TMC Board Statement on UPMC and its Charity Status

Statement Adopted at TMC April 2013 Board Meeting

“The Thomas Merton Center supports the City of Pittsburgh challenge to UPMC’s non-profit/”charity” tax-exempt status. UPMC has for far too long acted more like a profit-seeking corporation than a public charity, failing to meet the criteria for their tax-exempt status by placing profits above the needs our communities, their workers and their patients.

One of the most egregious examples of UPMC’s craven profit-grabbing at the expense of potential patients is UPMC’s closing of Braddock Hospital, a hospital in a community in need of more access to healthcare, not less. At the same time, UPMC spent hundreds of millions of dollars to open a new hospital –virtually across the street from a “competitor”–in an affluent community that could never be described as lacking access to healthcare facilities. It now takes residents of Braddock an hour to reach the nearest hospital by public transit.

In 2011 alone, UPMC benefited from over $200 million in tax breaks, while paying its CEO Jeffery Romoff nearly $6 million dollars and 22 other employees more than one million dollars. If those tax dollars had been paid by UPMC, the deficits of both the Port Authority and the Pittsburgh Public Schools could have been eliminated… and there would still be $72 million remaining to further strengthen our community.

With 55,000 employees, UPMC is the biggest private employer in Pennsylvania, yet many UPMC workers depend on public assistance to survive because they are not paid living wages. UPMC is the largest real-estate owner in Allegheny County and made $1 billion in profit in the last two years, with $3.9 billion in reserve funds according to their own first fiscal report for 2013. Yet UPMC has spent hundreds of thousands of advertising dollars representing itself as a charity to avoid paying real estate or payroll taxes… all while building hospitals from Ireland to Kazakhstan!

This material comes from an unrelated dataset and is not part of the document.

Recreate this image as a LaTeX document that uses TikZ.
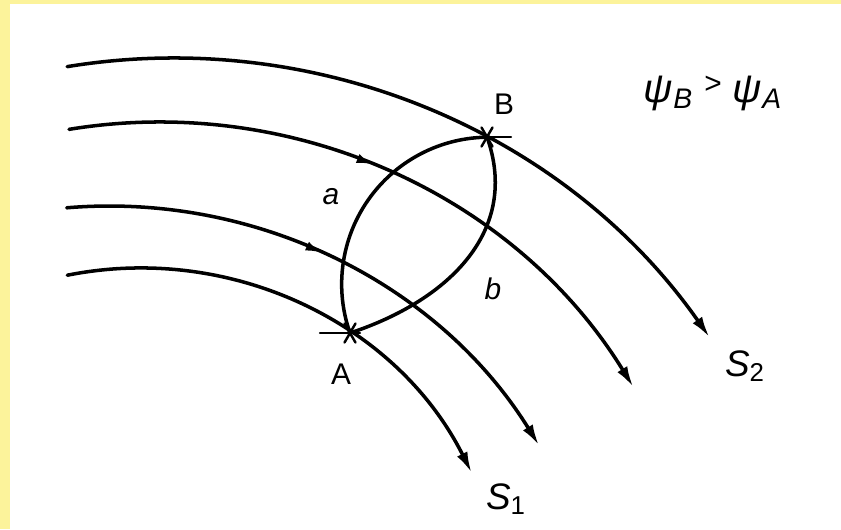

UPMC is profiting from citizens’ needs while violating the labor rights of its employees and failing to contribute its fair share towards public infrastructure–infrastructure that includes the buses that transport so many UPMC employees to work at its facilities. If UPMC is going to retain its “charity” status, then we need UPMC to step up and give back more to our community. The Thomas Merton Center calls on our elected officials to stand strong and hold UPMC accountable.”